Part IX of the Securities Industry Act, 1995 (“the Act”) addresses “Dealing by Persons Connected with Issuers.” This practice is commonly referred to as Insider Trading.
Insider trading is the purchasing or selling of a security by persons who are connected to the issuer of the security and who have knowledge of price sensitive information by virtue of said connection.
Section 120 (1) of the Act defines price sensitive information as “specific unpublished information which, if generally known, might reasonably be expected to affect materially the price or value of (a security.)” Section 120 (2) goes on to provide the circumstances under which a person is considered to be connected with an issuer of securities. Section 121 lists specific persons and the situations under which they are prohibited from trading and exceptions can be found under Section 124.
There are many forms of insider trading and it is important to note that you do not have to make a trade yourself to be held liable for insider trading. Once you share price sensitive information which is not publicly available with someone who makes a trade based on the information you have provided, (commonly referred to as Tipping), both you and the person who actually make the trade, may be found guilty of insider trading. The connected party is referred to as “tipper” and the recipient of the information is referred to as the “tippee.”

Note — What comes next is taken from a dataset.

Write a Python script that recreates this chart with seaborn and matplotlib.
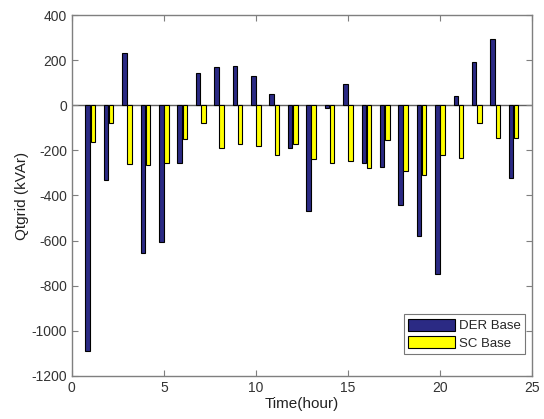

Additionally insider trading does not only apply to people who work directly for a company. In a nutshell, once an individual has access to material, non-public information, he/she cannot make a trade based on that information. This means that nearly everybody, including brokers, family, friends, and employees, can be considered an insider. A clear examples is the CEO of a company telling his daughter to sell her shares of his company’s stock knowing that the imminent release of certain information will cause the value of the stock to drop. In such a case, although the CEO himself did not actually make a trade, he might nevertheless be found guilty of insider trading. Furthermore, although not an employee of the company, his daughter might also be found guilty of insider trading.
The essence of timely disclosure is one of equal opportunity since investors must be allowed to be privy to all price sensitive information in order to reach an informed investment decision. In light of the potential liability and adverse publicity that may accompany insider trading allegations, it is imperative that companies establish, enforce and constantly review their policies and procedures to prevent and detect insider trading.
It is evident that insider trading undermines investor confidence in so far as it affects the fairness and integrity of the securities markets. The Commission has issued “Guidelines of the disclosure of Price Sensitive Information” as well as “Policy Guidelines for Listed Companies’ handling of Price Sensitive Information.”